[Start of Supplied material]

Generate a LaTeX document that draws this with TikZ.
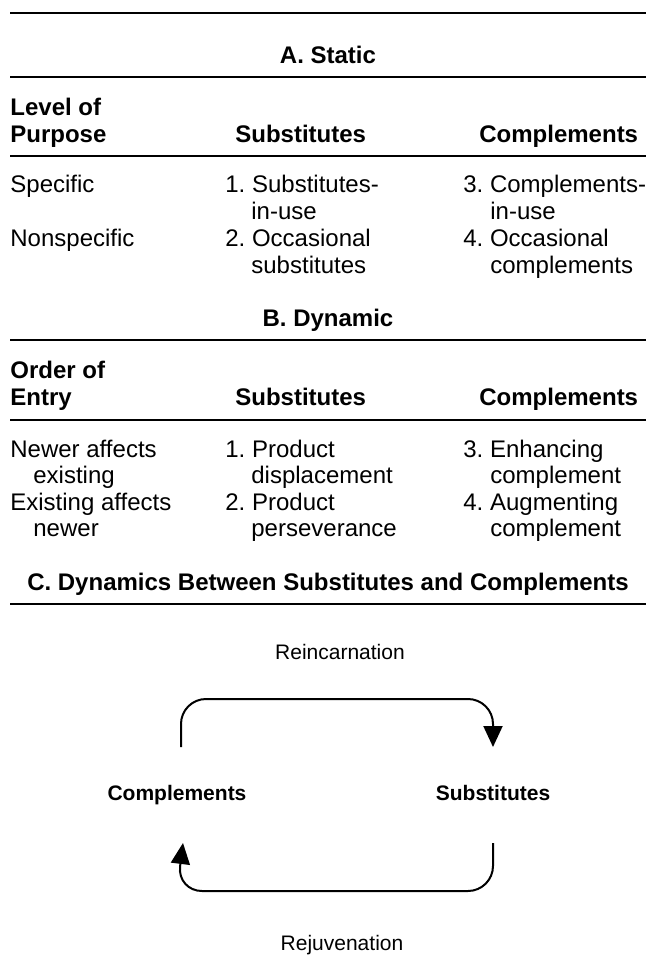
\documentclass[tikz,border=0pt]{standalone}
\usepackage{fontspec}
\setmainfont{Liberation Sans}
\usetikzlibrary{arrows.meta}

\begin{document}
\frenchspacing
\begin{tikzpicture}[
 x=0.5pt,y=-0.5pt,
 every node/.style={inner sep=0pt,font=\fontsize{12}{14}\selectfont},
 ttl/.style={anchor=mid,font=\fontsize{12}{14}\selectfont\bfseries},
 hd/.style={anchor=mid west,font=\fontsize{12}{14}\selectfont\bfseries},
 cell/.style={anchor=mid west},
 rl/.style={line width=1.3pt},
 lb/.style={font=\fontsize{10.5}{12}\selectfont},
 lbb/.style={font=\fontsize{10.5}{12}\selectfont\bfseries,text height=7.6pt,text depth=2.2pt},
 cyc/.style={-{Triangle[length=10.5pt,width=9.5pt]},line width=1pt,rounded corners=12.5pt}]
 \useasboundingbox (0,0) rectangle (646,970);
 \draw[rl] (10,13) -- (646,13);
 % A. Static
 \node[ttl] (ta) at (328,58) {A. Static};
 \draw[rl] (10,77) -- (646,77);
 \node[hd] (lvl) at (10,110) {Level of};
 \node[hd] (purp) at (10,137) {Purpose};
 \node[hd] (hsa) at (235,137) {Substitutes};
 \node[hd] (hca) at (479,137) {Complements};
 \draw[rl] (10,156) -- (646,156);
 \node[cell] (spec) at (10,187) {Specific};
 \node[cell] (nspec) at (10,241) {Nonspecific};
 \node[cell] (sa1) at (225,187) {1. Substitutes-};
 \node[cell] (sa1b) at (251,214) {in-use};
 \node[cell] (sa2) at (225,241) {2. Occasional};
 \node[cell] (sa2b) at (251,268) {substitutes};
 \node[cell] (ca3) at (463,187) {3. Complements-};
 \node[cell] (ca3b) at (490,214) {in-use};
 \node[cell] (ca4) at (463,241) {4. Occasional};
 \node[cell] (ca4b) at (490,268) {complements};
 % B. Dynamic
 \node[ttl] (tb) at (328,321) {B. Dynamic};
 \draw[rl] (10,340) -- (646,340);
 \node[hd] (ordr) at (10,373) {Order of};
 \node[hd] (entr) at (10,400) {Entry};
 \node[hd] (hsb) at (235,400) {Substitutes};
 \node[hd] (hcb) at (479,400) {Complements};
 \draw[rl] (10,420) -- (646,420);
 \node[cell] (nwr) at (10,452) {Newer affects};
 \node[cell] (nwrb) at (33,478.5) {existing};
 \node[cell] (ext) at (10,505) {Existing affects};
 \node[cell] (extb) at (33,531.5) {newer};
 \node[cell] (sb1) at (225,452) {1. Product};
 \node[cell] (sb1b) at (251,478.5) {displacement};
 \node[cell] (sb2) at (225,505) {2. Product};
 \node[cell] (sb2b) at (251,531.5) {perseverance};
 \node[cell] (cb3) at (463,452) {3. Enhancing};
 \node[cell] (cb3b) at (490,478.5) {complement};
 \node[cell] (cb4) at (463,505) {4. Augmenting};
 \node[cell] (cb4b) at (490,531.5) {complement};
 % C. Dynamics
 \node[ttl] (tc) at (328,585) {C. Dynamics Between Substitutes and Complements};
 \draw[rl] (10,604) -- (646,604);
 \node[lbb] (comp) at (177,795) {Complements};
 \node[lbb] (subs) at (493,795) {Substitutes};
 \node[lb] (reinc) at (340,652) {Reincarnation};
 \node[lb] (rejuv) at (342,945) {Rejuvenation};
 \draw[cyc] ([xshift=2pt,yshift=24pt]comp.center) |- ([yshift=48pt]subs.center)
  -- ([yshift=24pt]subs.center);
 \draw[cyc] ([yshift=-24pt]subs.center) |- ([yshift=-48pt]comp.center)
  -- ([xshift=3pt,yshift=-24pt]comp.center);
\end{tikzpicture}
\end{document}
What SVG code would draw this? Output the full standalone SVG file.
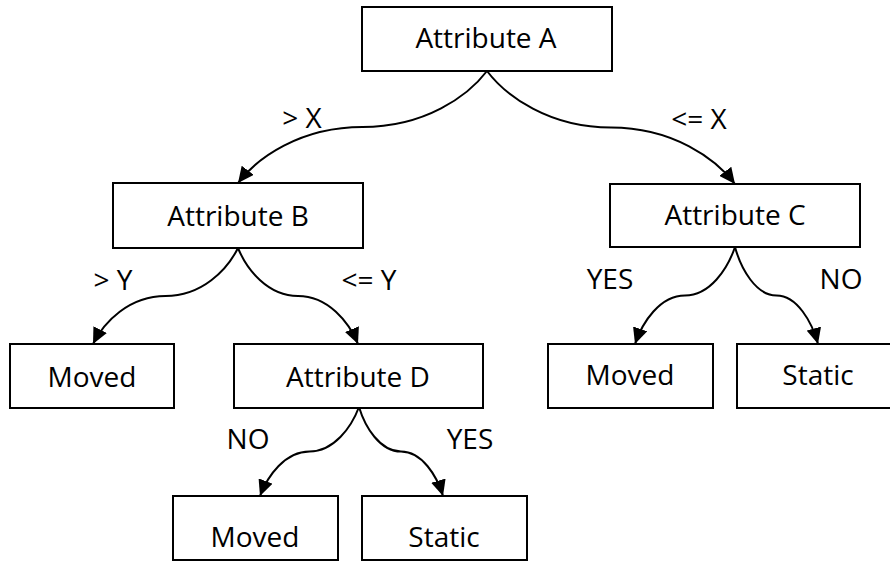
<svg xmlns="http://www.w3.org/2000/svg" width="890" height="561" viewBox="0 0 890 561">
  <style>
    .box { fill: #ffffff; stroke: #000000; stroke-width: 2; }
    .lbl { font-family: "Open Sans", "Noto Sans", "Liberation Sans", sans-serif; font-size: 28px; fill: #000000; text-anchor: middle; }
    .edge { fill: none; stroke: #000000; stroke-width: 2; marker-end: url(#arrow); }
  </style>
  <defs>
    <marker id="arrow" markerUnits="userSpaceOnUse" markerWidth="17" markerHeight="15" refX="16" refY="7.5" orient="auto">
      <path d="M0,0 L16,7.5 L0,15 Z" fill="#000000"/>
    </marker>
  </defs>
  <rect width="890" height="561" fill="#ffffff"/>

  <!-- connectors: S-curves from a parent's bottom centre to a child's top centre -->
  <g id="connectors">
    <path class="edge" d="M487,71 C468,96 425,127 362.5,127 C300,127 257,158 238,183"/>
    <path class="edge" d="M487,71 C506,96 549,127.5 611,127.5 C673,127.5 716,159 735,184"/>
    <path class="edge" d="M238,248 C227,270 202,296 165.5,296 C129,296 104,322 93,344"/>
    <path class="edge" d="M238,248 C247,270 268,296 298,296 C328,296 349,322 358,344"/>
    <path class="edge" d="M735,247 C727.5,269 710,295.5 685,295.5 C660,295.5 642.5,322 635,344"/>
    <path class="edge" d="M735,247 C741,269 756,295.5 776.5,295.5 C797,295.5 812,322 818,344"/>
    <path class="edge" d="M359,407 C351.5,427 334,451.5 309.5,451.5 C285,451.5 267.5,476 260,496"/>
    <path class="edge" d="M359,407 C365,427 380,451.5 401,451.5 C422,451.5 437,476 443,496"/>
  </g>

  <g id="edge-labels">
    <text class="lbl" x="302" y="128">&gt; X</text>
    <text class="lbl" x="699" y="129">&lt;= X</text>
    <text class="lbl" x="113" y="290">&gt; Y</text>
    <text class="lbl" x="369" y="290">&lt;= Y</text>
    <text class="lbl" x="610" y="289">YES</text>
    <text class="lbl" x="841" y="289">NO</text>
    <text class="lbl" x="248" y="449">NO</text>
    <text class="lbl" x="470" y="449">YES</text>
  </g>

  <g id="attribute-a">
    <rect class="box" x="362" y="7" width="250" height="64"/>
    <text class="lbl" x="486" y="48">Attribute A</text>
  </g>
  <g id="attribute-b">
    <rect class="box" x="113" y="183" width="250" height="65"/>
    <text class="lbl" x="238" y="226">Attribute B</text>
  </g>
  <g id="attribute-c">
    <rect class="box" x="610" y="184" width="250" height="63"/>
    <text class="lbl" x="735" y="225">Attribute C</text>
  </g>
  <g id="moved-b">
    <rect class="box" x="10" y="344" width="164" height="64"/>
    <text class="lbl" x="92" y="387">Moved</text>
  </g>
  <g id="attribute-d">
    <rect class="box" x="234" y="344" width="249" height="64"/>
    <text class="lbl" x="358" y="387">Attribute D</text>
  </g>
  <g id="moved-c">
    <rect class="box" x="548" y="344" width="165" height="64"/>
    <text class="lbl" x="630" y="385">Moved</text>
  </g>
  <g id="static-c">
    <rect class="box" x="737" y="344" width="165" height="64"/>
    <text class="lbl" x="818" y="385">Static</text>
  </g>
  <g id="moved-d">
    <rect class="box" x="173" y="496" width="165" height="64"/>
    <text class="lbl" x="255" y="547">Moved</text>
  </g>
  <g id="static-d">
    <rect class="box" x="362" y="496" width="165" height="64"/>
    <text class="lbl" x="444" y="547">Static</text>
  </g>
</svg>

[End of Supplied material]

• Problem description:
Pick out all lines from the data above in which the word "this" appears.

• Expected answer:
Generate a LaTeX document that draws this with TikZ.
What SVG code would draw this? Output the full standalone SVG file.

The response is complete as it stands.